Stuff like seam shifted wakes and pitch tunneling make pitchers more capable than ever of 'surprising' the hitter in the 5 feet before ball crosses the plate. And pitch tracking technologies have given them an edge that they simply didn't have, especially when combined with organizational shifts w/r/t things like shoulder loading to find additional velocity.
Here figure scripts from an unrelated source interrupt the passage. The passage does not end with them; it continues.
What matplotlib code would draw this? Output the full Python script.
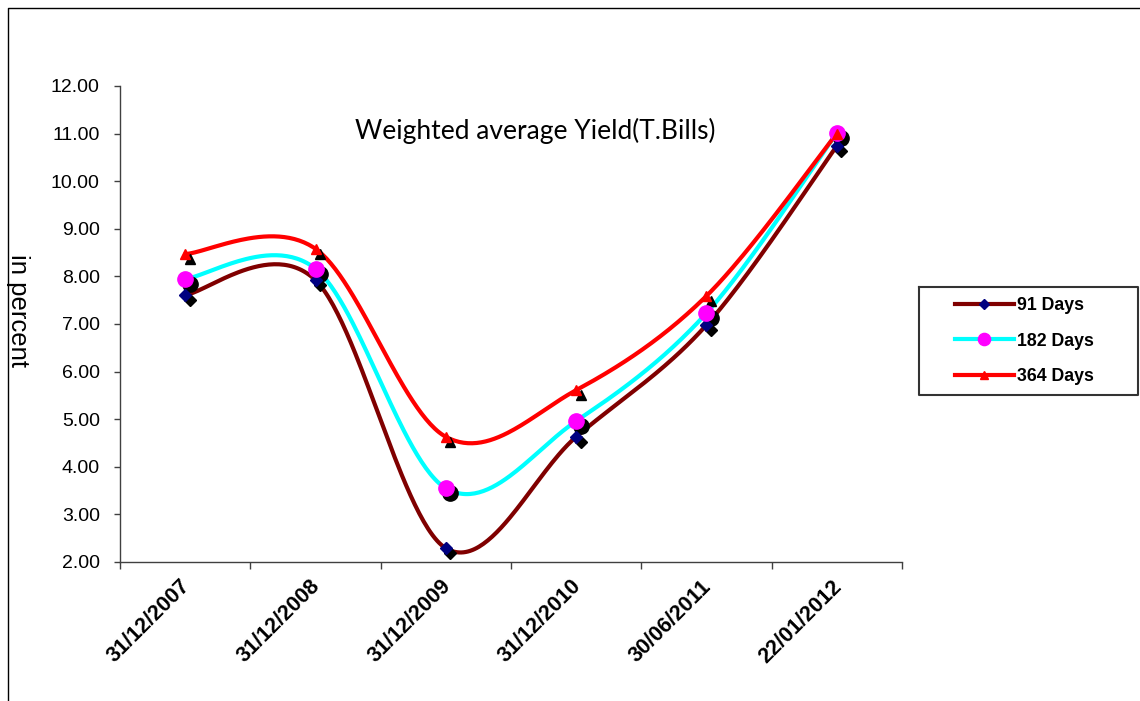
import numpy as np
import matplotlib
matplotlib.use("Agg")
import matplotlib.pyplot as plt
from matplotlib.lines import Line2D
from matplotlib.ticker import MultipleLocator, FormatStrFormatter, FixedLocator, NullFormatter
import matplotlib.transforms as mtransforms

plt.rcParams['font.family'] = ['Liberation Sans', 'DejaVu Sans']

# Data
dates = ["31/12/2007", "31/12/2008", "31/12/2009", "31/12/2010", "30/06/2011", "22/01/2012"]
days_91 = [7.61, 7.92, 2.29, 4.63, 6.98, 10.74]
days_182 = [7.95, 8.16, 3.55, 4.96, 7.23, 11.01]
days_364 = [8.47, 8.58, 4.63, 5.61, 7.59, 11.00]
series_labels = ["91 Days", "182 Days", "364 Days"]


def smooth_curve(xs, ys, n=60):
    """Catmull-Rom style cubic Bezier through the points (spreadsheet 'smoothed line')."""
    P = np.column_stack([xs, ys]).astype(float)
    m = len(P)
    out = []
    for i in range(m - 1):
        p_prev = P[i - 1] if i > 0 else P[i]
        p0 = P[i]
        p1 = P[i + 1]
        p_next = P[i + 2] if i + 2 < m else P[i + 1]
        c1 = p0 + (p1 - p_prev) / 6.0
        c2 = p1 - (p_next - p0) / 6.0
        t = np.linspace(0, 1, n)[:, None]
        seg = ((1 - t) ** 3) * p0 + 3 * ((1 - t) ** 2) * t * c1 + 3 * (1 - t) * t ** 2 * c2 + t ** 3 * p1
        out.append(seg if i == 0 else seg[1:])
    c = np.vstack(out)
    return c[:, 0], c[:, 1]


fig = plt.figure(figsize=(11.4, 7.01), dpi=100)
W, H = 1140, 701
ax = fig.add_axes([120 / W, 1 - 562 / H, (902 - 120) / W, (562 - 86) / H])

x = np.arange(len(dates))

styles = [
    dict(data=days_91, color="#800000", marker="D", mfc="#000080", mec="#000080", ms=6.0),
    dict(data=days_182, color="#00FFFF", marker="o", mfc="#FF00FF", mec="#FF00FF", ms=11.0),
    dict(data=days_364, color="#FF0000", marker="^", mfc="#FF0000", mec="#FF0000", ms=7.0),
]

shadow = mtransforms.offset_copy(ax.transData, fig=fig, x=4.5, y=-5.0, units='dots')

handles = []
for k, st in enumerate(styles):
    sx, sy = smooth_curve(x, st["data"])
    ax.plot(sx, sy, color=st["color"], lw=3.0, solid_capstyle='round', zorder=2 + k * 0.1)
    ax.plot(x, st["data"], ls='none', marker=st["marker"], ms=st["ms"], mfc='black', mec='black',
            transform=shadow, zorder=3 + k * 0.1)
    ax.plot(x, st["data"], ls='none', marker=st["marker"], ms=st["ms"], mfc=st["mfc"], mec=st["mec"],
            zorder=4 + k * 0.1)
    handles.append(Line2D([], [], color=st["color"], lw=3.0, marker=st["marker"],
                          ms=st["ms"] * 0.8, mfc=st["mfc"], mec=st["mec"]))

ax.set_xlim(-0.5, len(dates) - 0.5)
ax.set_ylim(2, 12)

ax.yaxis.set_major_locator(MultipleLocator(1.0))
ax.yaxis.set_major_formatter(FormatStrFormatter('%.2f'))
ax.tick_params(axis='y', direction='out', length=4.5, width=1, color='#404040',
               labelsize=14, pad=10, labelcolor='black')

ax.xaxis.set_major_locator(FixedLocator(np.arange(-0.5, len(dates), 1.0)))
ax.xaxis.set_major_formatter(NullFormatter())
ax.set_xticks(x, minor=True)
ax.set_xticklabels(dates, minor=True, rotation=45, ha='right', fontweight='bold', fontsize=15.5)
ax.tick_params(axis='x', which='major', direction='out', length=5, width=1, color='#404040')
ax.tick_params(axis='x', which='minor', length=0, pad=10)
lab_off = mtransforms.ScaledTranslation(9 / 100, 0, fig.dpi_scale_trans)
for lbl in ax.xaxis.get_minorticklabels():
    lbl.set_transform(lbl.get_transform() + lab_off)

for s in ['top', 'right']:
    ax.spines[s].set_visible(False)
for s in ['left', 'bottom']:
    ax.spines[s].set_color('#404040')
    ax.spines[s].set_linewidth(1.0)

fig.text(535 / W, 1 - 131 / H, "Weighted average Yield(T.Bills)",
         ha='center', va='center', fontsize=19, family=['Lato', 'Liberation Sans'])

fig.text(18 / W, 1 - 310 / H, "in percent", rotation=270, ha='center', va='center', fontsize=18.5)

# Legend frame and entries
fig.add_artist(Line2D([919 / W, 1138 / W, 1138 / W, 919 / W, 919 / W],
                      [1 - 287 / H, 1 - 287 / H, 1 - 395 / H, 1 - 395 / H, 1 - 287 / H],
                      transform=fig.transFigure, color='#333333', lw=1.5))
fig.legend(handles, series_labels, loc='upper left', bbox_to_anchor=(955 / W, 1 - 297 / H),
           bbox_transform=fig.transFigure, frameon=False, borderpad=0, borderaxespad=0,
           handlelength=3.3, handletextpad=0.2, labelspacing=1.05,
           prop=dict(weight='bold', size=12.8))

# Outer border of the chart area
fig.add_artist(Line2D([8 / W, 8 / W, 1.0], [0.0, 1 - 8 / H, 1 - 8 / H],
                      transform=fig.transFigure, color='black', lw=1.0))

fig.savefig("out.png", dpi=100, facecolor='white')
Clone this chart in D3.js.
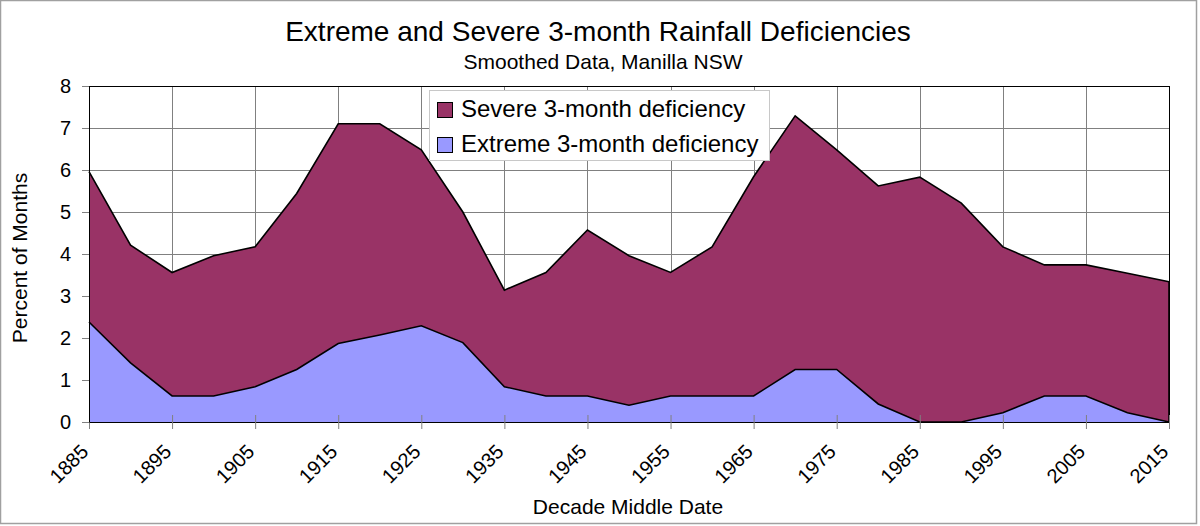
<!DOCTYPE html>
<html>
<head>
<meta charset="utf-8">
<script src="https://cdn.jsdelivr.net/npm/d3@7"></script>
<style>
  body { margin: 0; background: #fff; }
  text { font-family: "Liberation Sans", Arial, sans-serif; fill: #000; }
</style>
</head>
<body>
<div id="plot"></div>
<script>
// decade middle dates, every 5 years
const years = [1885, 1890, 1895, 1900, 1905, 1910, 1915, 1920, 1925, 1930,
  1935, 1940, 1945, 1950, 1955, 1960, 1965, 1970, 1975, 1980,
  1985, 1990, 1995, 2000, 2005, 2010, 2015];
const extreme = [2.38, 1.41, 0.62, 0.62, 0.84, 1.25, 1.87, 2.07, 2.29, 1.89,
  0.84, 0.62, 0.62, 0.40, 0.62, 0.62, 0.62, 1.25, 1.25, 0.43,
  0, 0, 0.22, 0.62, 0.62, 0.22, 0];
const severe = [3.58, 2.80, 2.94, 3.34, 3.33, 4.19, 5.23, 5.03, 4.19, 3.11,
  2.30, 2.94, 3.95, 3.56, 2.94, 3.55, 5.22, 6.04, 5.23, 5.19,
  5.83, 5.21, 3.95, 3.12, 3.12, 3.32, 3.34];
const xTicks = [1885, 1895, 1905, 1915, 1925, 1935, 1945, 1955, 1965, 1975, 1985, 1995, 2005, 2015];
const yTicks = [0, 1, 2, 3, 4, 5, 6, 7, 8];
const seriesNames = ["Severe 3-month deficiency", "Extreme 3-month deficiency"];

const w = 1200;
const h = 526;
const margin = {top: 86, right: 31, bottom: 104, left: 89};
const innerWidth = w - margin.left - margin.right;
const innerHeight = h - margin.top - margin.bottom;

const svg = d3.select("div#plot")
    .append("svg")
    .attr("width", w)
    .attr("height", h);

// outer frame
svg.append("rect")
    .attr("x", 0.5).attr("y", 0.5)
    .attr("width", 1196).attr("height", 523)
    .attr("fill", "#fff")
    .attr("stroke", "#a0a0a0")
    .attr("stroke-width", 1.5);

const xScale = d3.scaleLinear()
    .domain([1885, 2015])
    .range([0, innerWidth]);

const yScale = d3.scaleLinear()
    .domain([0, 8])
    .range([innerHeight, 0]);

const g = svg.append("g")
    .attr("transform", `translate(${margin.left}, ${margin.top})`);

// grid
g.append("g")
    .selectAll("line")
    .data(yTicks)
    .enter().append("line")
    .attr("x1", 0).attr("x2", innerWidth)
    .attr("y1", d => Math.round(yScale(d)) + 0.5)
    .attr("y2", d => Math.round(yScale(d)) + 0.5)
    .attr("stroke", "#808080");

g.append("g")
    .selectAll("line")
    .data(xTicks)
    .enter().append("line")
    .attr("x1", d => Math.round(xScale(d)) + 0.5)
    .attr("x2", d => Math.round(xScale(d)) + 0.5)
    .attr("y1", 0).attr("y2", innerHeight)
    .attr("stroke", "#808080");

// stacked areas
const table = years.map((y, i) => ({year: y, extreme: extreme[i], severe: severe[i]}));
const stacked = d3.stack().keys(["extreme", "severe"])(table);
const colors = {extreme: "#9999ff", severe: "#993366"};

const area = d3.area()
    .x(d => xScale(d.data.year))
    .y0(d => yScale(d[0]))
    .y1(d => yScale(d[1]));

const line = d3.line()
    .x(d => xScale(d.data.year))
    .y(d => yScale(d[1]));

g.selectAll("path.area")
    .data(stacked)
    .enter().append("path")
    .attr("class", "area")
    .attr("d", area)
    .attr("fill", d => colors[d.key]);

g.selectAll("path.edge")
    .data(stacked)
    .enter().append("path")
    .attr("class", "edge")
    .attr("d", line)
    .attr("fill", "none")
    .attr("stroke", "#000")
    .attr("stroke-width", 1.6);

// right edge of the areas
g.append("line")
    .attr("x1", innerWidth).attr("x2", innerWidth)
    .attr("y1", yScale(extreme[extreme.length - 1] + severe[severe.length - 1]))
    .attr("y2", innerHeight)
    .attr("stroke", "#000").attr("stroke-width", 1.6);

// plot border
g.append("rect")
    .attr("x", 0.5).attr("y", 0.5)
    .attr("width", innerWidth).attr("height", innerHeight)
    .attr("fill", "none")
    .attr("stroke", "#000");

// axes
const xAxis = d3.axisBottom(xScale)
    .tickValues(xTicks)
    .tickFormat(d3.format("d"))
    .tickSizeInner(7)
    .tickSizeOuter(0);

const xg = g.append("g")
    .attr("transform", `translate(0, ${innerHeight})`)
    .call(xAxis);
xg.select(".domain").attr("stroke", "#000");
xg.selectAll(".tick line").attr("stroke", "#808080").attr("y1", -7).attr("y2", 7);
xg.selectAll("text")
    .attr("font-size", 20)
    .attr("font-family", "Liberation Sans, Arial, sans-serif")
    .attr("fill", "#000")
    .attr("text-anchor", "end")
    .attr("x", 0).attr("y", 0).attr("dy", 0)
    .attr("transform", "translate(0, 31) rotate(-45)");

const yAxis = d3.axisLeft(yScale)
    .tickValues(yTicks)
    .tickSizeInner(7)
    .tickSizeOuter(0);

const yg = g.append("g").call(yAxis);
yg.select(".domain").attr("stroke", "#000");
yg.selectAll(".tick line").attr("stroke", "#808080");
yg.selectAll("text")
    .attr("font-size", 20)
    .attr("font-family", "Liberation Sans, Arial, sans-serif")
    .attr("fill", "#000")
    .attr("x", -18);

// titles
svg.append("text")
    .attr("x", 598).attr("y", 41)
    .attr("text-anchor", "middle")
    .attr("font-size", 28)
    .text("Extreme and Severe 3-month Rainfall Deficiencies");

svg.append("text")
    .attr("x", 603).attr("y", 69)
    .attr("text-anchor", "middle")
    .attr("font-size", 21)
    .text("Smoothed Data, Manilla NSW");

svg.append("text")
    .attr("x", 628).attr("y", 514)
    .attr("text-anchor", "middle")
    .attr("font-size", 21)
    .text("Decade Middle Date");

svg.append("text")
    .attr("transform", "translate(27, 258) rotate(-90)")
    .attr("text-anchor", "middle")
    .attr("font-size", 21)
    .text("Percent of Months");

// legend
const legend = svg.append("g").attr("transform", "translate(429, 90)");
legend.append("rect")
    .attr("x", 0.5).attr("y", 0.5)
    .attr("width", 340).attr("height", 70)
    .attr("fill", "#fff")
    .attr("stroke", "#c8c8c8");

const items = legend.selectAll("g.item")
    .data(seriesNames)
    .enter().append("g")
    .attr("class", "item")
    .attr("transform", (d, i) => `translate(0, ${i * 35})`);

items.append("rect")
    .attr("x", 8.5).attr("y", 12.5)
    .attr("width", 15).attr("height", 15)
    .attr("fill", (d, i) => i === 0 ? colors.severe : colors.extreme)
    .attr("stroke", "#000");

items.append("text")
    .attr("x", 32).attr("y", 27)
    .attr("font-size", 24)
    .text(d => d);
</script>
</body>
</html>
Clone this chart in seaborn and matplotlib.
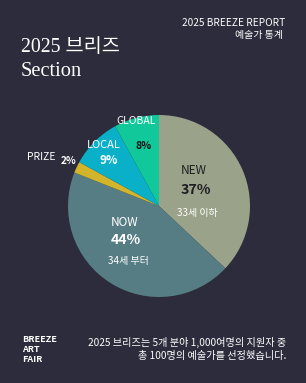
import matplotlib
matplotlib.use("Agg")
import matplotlib.pyplot as plt
import seaborn as sns

categories = ["NEW", "NOW", "PRIZE", "LOCAL", "GLOBAL"]
values = [37, 44, 2, 9, 8]
subtitles = ["33세 이하", "34세 부터", "", "", ""]
colors = ["#9aa28a", "#577d84", "#d2b52a", "#0ab0c8", "#10c89a"]

sns.set_theme(style="white")
plt.rcParams['font.family'] = ['Noto Sans CJK KR', 'DejaVu Sans']
BG = "#2d2c3c"
W, H = 306, 383
fig = plt.figure(figsize=(W / 100, H / 100), dpi=100, facecolor=BG)

def px(x, y):
    return x / W, 1 - y / H

def ftext(x, y, s, **kw):
    fx, fy = px(x, y)
    fig.text(fx, fy, s, **kw)

# Header
ftext(285, 23, "2025 BREEZE REPORT", ha="right", va="center", color="white", fontsize=7.3)
ftext(283, 35, "예술가 통계", ha="right", va="center", color="white", fontsize=7.2)
serif = ['Liberation Serif', 'Noto Sans CJK KR']
ftext(21, 47, "2025 브리즈", ha="left", va="center", color="white", fontsize=14.2, family=serif)
ftext(21, 72, "Section", ha="left", va="center", color="white", fontsize=14.8, family=serif)

# Pie
cx, cy, r = 159, 206, 91
ax = fig.add_axes([(cx - r) / W, 1 - (cy + r) / H, 2 * r / W, 2 * r / H])
ax.set_facecolor(BG)
ax.pie(values, colors=colors, startangle=90, counterclock=False, radius=1,
       wedgeprops=dict(linewidth=0))
ax.set_xlim(-1, 1)
ax.set_ylim(-1, 1)
ax.set_aspect("equal")
ax.axis("off")

atext = ftext

# NEW
atext(194, 171, categories[0], ha="center", va="center", color="#1e1e22", fontsize=8.5)
atext(196, 190, f"{values[0]}%", ha="center", va="center", color="#1e1e22", fontsize=10.2, fontweight="bold")
atext(197, 213, subtitles[0], ha="center", va="center", color="white", fontsize=7.2)
# NOW
atext(125, 222, categories[1], ha="center", va="center", color="white", fontsize=8.5)
atext(126, 240, f"{values[1]}%", ha="center", va="center", color="white", fontsize=10.2, fontweight="bold")
atext(128, 261, subtitles[1], ha="center", va="center", color="white", fontsize=7.2)
# PRIZE
atext(41, 157, categories[2], ha="center", va="center", color="white", fontsize=7.5)
atext(69, 161, f"{values[2]}%", ha="center", va="center", color="white", fontsize=7.3, fontweight="bold")
# LOCAL
atext(104, 145, categories[3], ha="center", va="center", color="white", fontsize=8)
atext(109, 161, f"{values[3]}%", ha="center", va="center", color="white", fontsize=8.5, fontweight="bold")
# GLOBAL
atext(136, 121, categories[4], ha="center", va="center", color="white", fontsize=7.5)
atext(144, 146, f"{values[4]}%", ha="center", va="center", color="#111111", fontsize=7.5, fontweight="bold")

# Footer
for i, w in enumerate(["BREEZE", "ART", "FAIR"]):
    ftext(22, 340 + i * 9.5, w, ha="left", va="center", color="white", fontsize=6.5, fontweight="bold")
ftext(286, 342, "2025 브리즈는 5개 분야 1,000여명의 지원자 중", ha="right", va="center", color="white", fontsize=7.3)
ftext(286, 356, "총 100명의 예술가를 선정했습니다.", ha="right", va="center", color="white", fontsize=7.3)

fig.savefig("out.png", dpi=100, facecolor=BG)
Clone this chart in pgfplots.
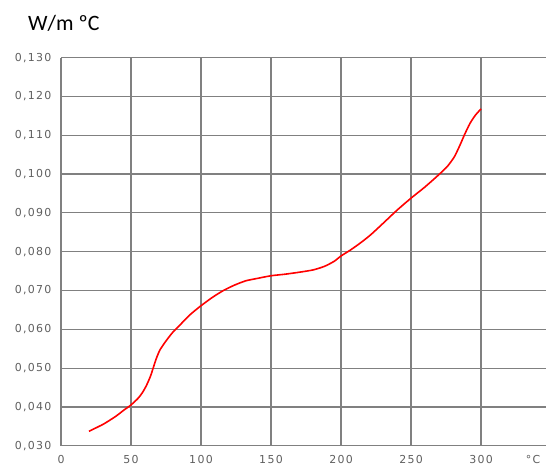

Guys are more capable of seeing where it is that certain pitches they threw 'went wrong' through motion capture imaging that teaches them how to duplicate the nasty pitches while scrapping the hangers.
When you can't 'out-smart' the pitcher anymore and merely have to wait for them to execute poorly, the tables turn significantly in favor of pitching when the game was already 60/40 in their favor to begin with.
In the last 10 years pitching has just stormed forward and has gained so many advantages that hitters have realized that the odds of stringing hits together for long rallies are longer than simply swinging for the downs or trying to draw walks.